Hew Locke’s exhibit “Here’s the Thing” opened at the Kemper Museum of Contemporary Art Sept. 12 and goes until Jan. 19, 2020. The exhibit is a collaboration between Ikon Gallery in Birmingham, UK; Colby College Museum of Art in Maine; and the Kemper Museum in Kansas City.
The exhibit is an exploration of the global, postcolonial world, with Locke, a British-Guyanese artist, working in drawing, painting, sculpture, photography and multimedia mediums. Locke’s most powerful tool in the exhibit is the re-appropriation of colonial forms, whether it’s jewels, precious metals, statues of Queen Victoria, trading ships or stock certificates. The use of these artifacts not only harkens back to the time when they helped produce the violence of colonialism, but it also exposes their appearance today and reclaims them, using them as part of colonial critique. Hew Locke’s personal experience involves boats, cross-continental voyages and living as a colonial subject.
“Guyana means ‘land of many waters’ – you are constantly aware of boats…People want simple answers about what this work is about, but it doesn’t exist. Migration, trade, refugees, warfare, exploration, tourism…[are] extremely messy and interlinked,” said Locke in a document about the exhibit.
While Locke’s work is striking without understanding the historical particulars of colonization, learning about the specific references he makes to ships, monarchs and events open the exhibit to even wider significance. The exhibit forces one to think and experience during the viewing process, and it also leads one to further exploration of, in this case, colonialism.
Aside from his iconic ships, one of the motifs Locke works with is the bust, as seen in the Souvenir series. Like “Untitled (Orange Queen),” the “Souvenir” series features busts of monarchs, in this case Queen Victoria, Princess Alexandria and Edward VII.
While each of the busts is white, they are all adorned with clay skulls, gold medallions, cowrie-shells military medals, fake beads, and even lace and crowns. The result is that the busts are dripping, overly adorned with symbols of wealth. The symbolic wealth, however, is consciously fake, in appearance and in the fact of its excess, giving it a hollow, shallow quality.

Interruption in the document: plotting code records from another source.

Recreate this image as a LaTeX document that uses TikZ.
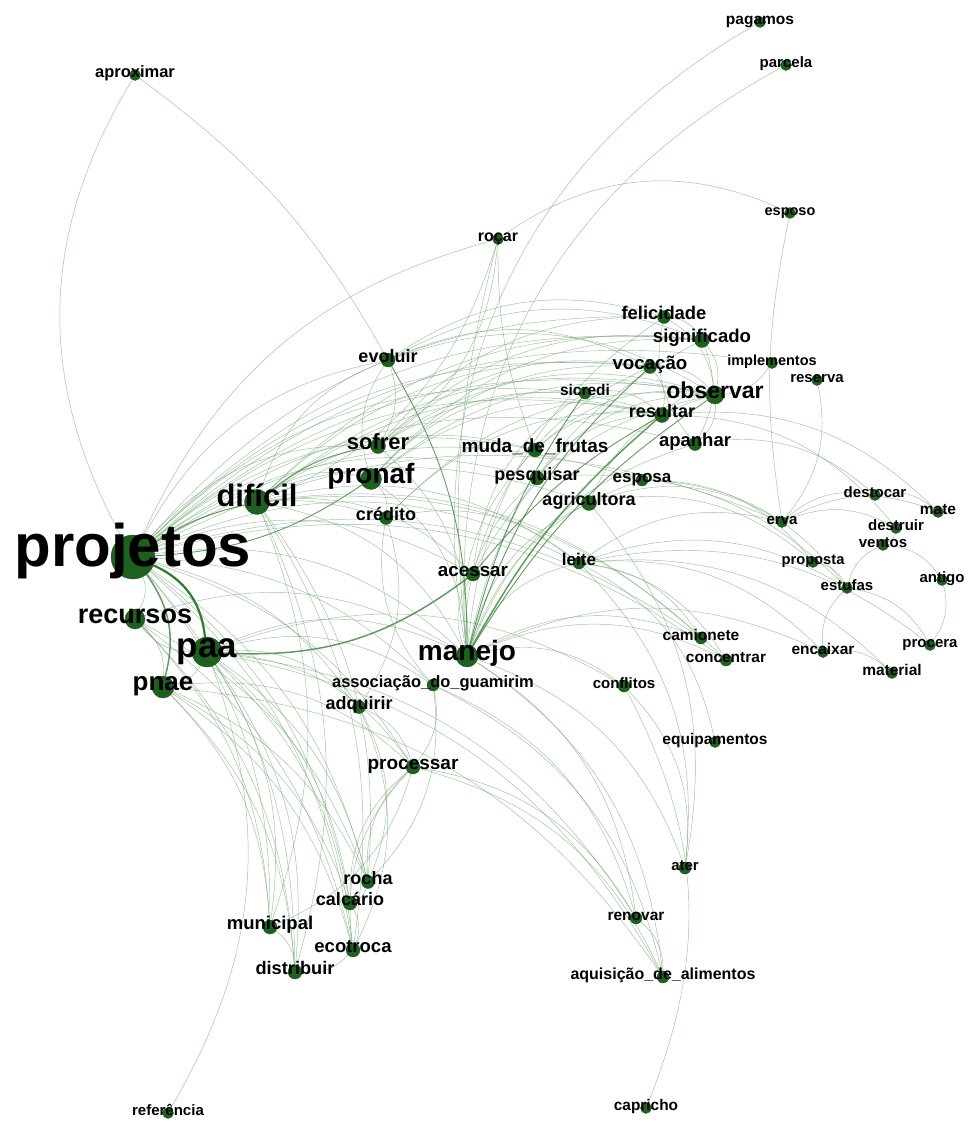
\documentclass[tikz,border=0pt]{standalone}
\usepackage{fontspec}
\setmainfont{Liberation Sans}
\usepackage{tikz}
\usetikzlibrary{backgrounds}

\definecolor{vtxgreen}{RGB}{30,96,30}
\definecolor{lnklight}{RGB}{115,165,115}
\definecolor{lnkmid}{RGB}{70,140,70}
\definecolor{lnkdark}{RGB}{45,125,45}

\tikzset{
	dot/.style={circle,fill=vtxgreen,draw=vtxgreen!80!black,line width=0.3pt,inner sep=0pt},
	lbl/.style={text=black,inner sep=0pt,anchor=base},
	lnk/.style={draw=lnklight,line width=0.45pt,opacity=0.7,every edge/.append style={bend left}},
	lnkM/.style={draw=lnkmid,line width=0.9pt,opacity=0.85,every edge/.append style={bend left}},
	lnkT/.style={draw=lnkdark,line width=2.2pt}
}

\begin{document}
\begin{tikzpicture}[x=1pt,y=-1pt,bend angle=25]
		\useasboundingbox (0,0) rectangle (967,1124);
		% words: name/x/y/size/font/text
		\foreach \n/\x/\y/\d/\f/\t in {
			aproximar/135/75/11/16.5/aproximar, pagamos/760/22/11/15.5/pagamos,
			parcela/786/65/11/15/parcela, esposo/790/213/11/14.5/esposo,
			rocar/498/239/11/16/roçar, felicidade/664/317/13/18.4/felicidade,
			significado/702/340/15/18.6/significado, evoluir/388/360/14/18/evoluir,
			vocacao/650/367/13/18.7/vocação, implementos/772/363/11/14.5/implementos,
			reserva/817/380/11/15/reserva, observar/715/395/18/23/observar,
			sicredi/585/393/12/15.5/sicredi, resultar/662/415/15/18/resultar,
			sofrer/378/446/15/22/sofrer, muda/535/450/14/19/muda\_de\_frutas,
			apanhar/695/444/13/18.5/apanhar, pronaf/371/479/21/28/pronaf,
			dificil/257/502/25/31/difícil, pesquisar/537/478/14/18/pesquisar,
			esposa/642/480/12/17/esposa, agricultora/589/503/15/18/agricultora,
			credito/386/518/13/18/crédito, destocar/875/495/11/15/destocar,
			mate/938/512/11/15.5/mate, erva/782/522/11/15/erva,
			destruir/896/528/11/15/destruir, ventos/883/545/11/15/ventos,
			projetos/133/557/44/60/projetos, acessar/473/574/14/18.8/acessar,
			leite/579/563/12/17/leite, proposta/813/562/11/14.7/proposta,
			estufas/847/588/11/15/estufas, antigo/942/580/11/15/antigo,
			recursos/135/619/20/27/recursos, paa/207/652/30/35/paa,
			camionete/701/638/12/15.5/camionete, concentrar/726/660/12/15.5/concentrar,
			encaixar/823/652/11/15.5/encaixar, procera/930/645/11/15/procera,
			material/892/673/11/15.5/material, manejo/467/656/22/28/manejo,
			pnae/163/687/22/26/pnae, assoc/433/685/12/16.5/associação\_do\_guamirim,
			conflitos/624/686/12/15/conflitos, adquirir/359/707/13/18/adquirir,
			equipamentos/715/742/11/15.5/equipamentos, processar/413/767/14/19/processar,
			ater/685/868/12/15/ater, rocha/368/882/13/18/rocha,
			calcario/350/903/14/18/calcário, municipal/270/927/14/18.5/municipal,
			renovar/636/918/12/15.5/renovar, ecotroca/353/950/14/18.5/ecotroca,
			distribuir/295/972/14/18.2/distribuir, aquisicao/663/977/12/16/aquisição\_de\_alimentos,
			referencia/168/1113/11/15/referência, capricho/646/1108/11/15.4/capricho}
		{
			\node[dot,minimum size=\d] (\n) at (\x,\y) {};
			\node[lbl,font=\bfseries\fontsize{\f}{\f}\selectfont] (\n-t) at ([yshift={-0.15pt*\f}]\n.center) {\t};
		}
		%
		\begin{pgfonlayer}{background}
		\fill[white] (0,0) rectangle (967,1124);
		% light links
		\path[lnk]
			(projetos) edge (sofrer) edge (evoluir) edge (credito) edge (acessar) edge (muda)
			edge (pesquisar) edge (agricultora) edge (resultar) edge (observar) edge (vocacao)
			edge (significado) edge (felicidade) edge (sicredi) edge (apanhar) edge (leite)
			edge (esposa) edge (erva) edge (implementos) edge (manejo) edge (rocar)
			edge[bend left=30] (aproximar) edge (camionete) edge (concentrar)
			edge[bend left=20] (municipal) edge[bend left=20] (distribuir) edge[bend left=20] (rocha)
			edge[bend left=20] (calcario) edge[bend left=20] (ecotroca) edge[bend left=20] (processar)
			edge[bend left=20] (adquirir) edge[bend left=20] (assoc) edge (recursos)
			(dificil) edge (pronaf) edge (evoluir) edge (muda) edge (resultar) edge (observar)
			edge (vocacao) edge (significado) edge (manejo) edge (acessar) edge (camionete)
			edge (concentrar) edge[bend left=20] (municipal) edge[bend left=20] (distribuir)
			edge[bend left=20] (ecotroca) edge[bend left=20] (rocha) edge (leite)
			(paa) edge[bend left=20] (municipal) edge[bend left=20] (distribuir) edge[bend left=20] (rocha)
			edge[bend left=20] (calcario) edge[bend left=20] (ecotroca) edge (processar) edge (adquirir)
			edge (assoc) edge (aquisicao) edge (renovar) edge (manejo) edge (pnae) edge (recursos)
			edge (referencia) edge (conflitos)
			(pnae) edge[bend left=20] (municipal) edge[bend left=20] (distribuir) edge[bend left=20] (calcario)
			edge[bend left=20] (ecotroca) edge[bend left=20] (rocha) edge (aquisicao) edge (processar)
			(recursos) edge[bend left=20] (municipal) edge[bend left=20] (distribuir)
			edge[bend left=20] (ecotroca) edge[bend left=20] (rocha) edge (pnae) edge (manejo)
			(manejo) edge (muda) edge (pesquisar) edge (agricultora) edge (acessar) edge (significado)
			edge (felicidade) edge (apanhar) edge[bend left=35] (pagamos) edge[bend left=33] (parcela)
			edge[bend left=10] (rocar)
			edge (leite) edge (esposa) edge (camionete) edge (concentrar) edge (conflitos)
			edge (renovar) edge (aquisicao) edge (ater) edge (encaixar)
			(pronaf) edge (manejo) edge (observar) edge (resultar) edge (sicredi) edge (vocacao)
			edge (credito) edge (evoluir) edge (significado)
			(sofrer) edge (manejo) edge (vocacao) edge (observar) edge (resultar) edge (significado)
			edge (felicidade)
			(evoluir) edge (vocacao) edge (observar) edge (felicidade) edge (significado) edge (sofrer)
			(credito) edge (resultar) edge (observar) edge (leite) edge[bend right] (assoc) edge (adquirir)
			(significado) edge (observar) edge (apanhar) (felicidade) edge (observar) edge (significado)
			(vocacao) edge (observar) edge (resultar) (observar) edge (apanhar) (resultar) edge (observar)
			(sicredi) edge (resultar) (felicidade) edge[bend right] (apanhar) (implementos) edge (observar)
			(muda) edge (observar) edge (resultar) (pesquisar) edge (resultar) edge (observar)
			(agricultora) edge (observar) (acessar) edge (observar) edge (sicredi) edge (vocacao)
			(leite) edge (erva) edge (encaixar) edge (camionete) edge (concentrar) edge (material)
			edge (equipamentos) edge (ater) edge (estufas) edge (procera)
			(agricultora) edge (erva) edge (proposta) edge (ater) (esposa) edge (estufas) edge (proposta)
			(resultar) edge (destruir) edge (mate) (apanhar) edge (destocar) (pesquisar) edge (estufas)
			(erva) edge (destocar) edge (mate) edge (destruir) (destocar) edge (mate)
			(destruir) edge (ventos) (estufas) edge (ventos) (proposta) edge (estufas)
			(estufas) edge[bend right] (encaixar) edge (procera) (ventos) edge (antigo)
			(antigo) edge (procera) (encaixar) edge (material) (reserva) edge (erva)
			(erva) edge[bend left=10] (esposo) (rocar) edge[bend left=30] (esposo)
			(aproximar) edge[bend left=12] (evoluir)
			(rocar) edge (sofrer) edge (dificil) (muda) edge[bend left=10] (rocar)
			(processar) edge[bend right] (rocha) edge[bend right] (calcario) edge[bend right] (ecotroca)
			edge (municipal) edge (renovar) edge (aquisicao)
			(adquirir) edge (processar) edge (rocha) edge (ecotroca)
			(assoc) edge (processar) edge (rocha) edge (renovar) edge (aquisicao)
			(conflitos) edge (capricho) edge (ater)
			(municipal) edge (distribuir) (rocha) edge (calcario) (calcario) edge (ecotroca)
			(ecotroca) edge (distribuir) (renovar) edge (aquisicao);
		% heavier links
		\path[lnkM]
			(manejo) edge[bend left=12] (observar) edge[bend left=10] (sicredi) edge[bend left=15] (vocacao)
			(projetos) edge[bend right=15] (pronaf) edge[bend left=10] (dificil)
			(evoluir) edge[bend left=15] (manejo)
			(acessar) edge[bend left=10] (resultar)
			(dificil) edge[bend left=15] (sofrer);
		\path[lnkM,line width=1.5pt]
			(manejo) edge[bend left=10] (resultar)
			(paa) edge[bend right=20] (acessar)
			(projetos) edge[bend left=25] (pnae);
		\path[lnkT]
			(projetos) edge[bend left=30] (paa);
		\end{pgfonlayer}
\end{tikzpicture}
\end{document}
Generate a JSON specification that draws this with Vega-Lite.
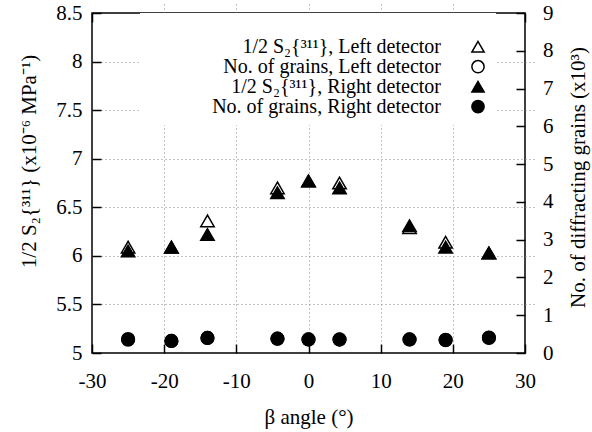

Locke said the following about “Untitled (Orange Queen),” in which the head is adorned with plastic toys, fake gems and cheap fake plants to the effect of gaudiness.
“It is aspirational – in that I try to take the cheapest thing I can find and work to make it look precious. The irony here is that the material I am using – such as golden plastic toy weapons and jewelry – are trying to look expensive”
Across from the “Souvenir” series is the “Wallpaper and Chinese Imperial Gold Loan.” The wall of this side of the room is an enlarged version of an antique loan document, and on the wall are small, framed versions of these loan documents.
In one of these a painted version of Africa is overlaid on the document, painted as though it was made of jigsaw puzzle pieces. This clever and striking move points to the scramble for Africa that occurred in the heyday of colonization. The forced breaking up of Africa into mere game pieces of Europe is deftly shown in Locke’s work, coupling both historical documents with his modern work. The work’s palimpsestic quality adds another layer of meaning – emphasizing the multiplicity of identity in colonial society, the split consciousness of the colonial subject.
Taking up an entire room of the exhibit, Locke’s colossal installation, “Armada,” is extremely compelling. Suspended from the ceiling, over forty boats, many built by the artist, invoke feelings of transport, trade, travel, commerce and journeying.
“For me, a ship is a vessel to carry you on a journey,” Locke said. “It involves trade, it’s about a hope for a better life. It’s a container for the soul.”
Locke’s imaginative reimagining of ships works well to both acknowledge the devastating effects of colonialism and to reclaim colonial imagery that is forward-looking and hopeful.
The last room of the exhibit features the video “The Tourists, 2015.” For this work Locke spent time on the HMS Belfast, a ship used in World War Two and the Korean War, which is now part of the Imperial War Museum.
In this video, Locke placed adorned mannequins throughout the ship, simultaneously acting as the ship’s crew but also, with their costumes and props, working as carnivalesque figures. This video is certainly disconcerting and another example of the reclamation of traditionally violent colonial objects in the name of critique.
Locke’s exhibit is one of the largest of his work, and it certainly makes quite a splash. Through the variety of mediums and the clever reclamation of colonial imagery as a means of critique, the exhibit shows the breadth and depth of Locke’s artistic capacities.
The exhibit runs until Jan. 19, 2020 at the Kemper Museum of Art in Kansas City. Admission is free to both the museum and the exhibit. Lunch at the museum’s Café Sebastienne is not required but is certainly tasty.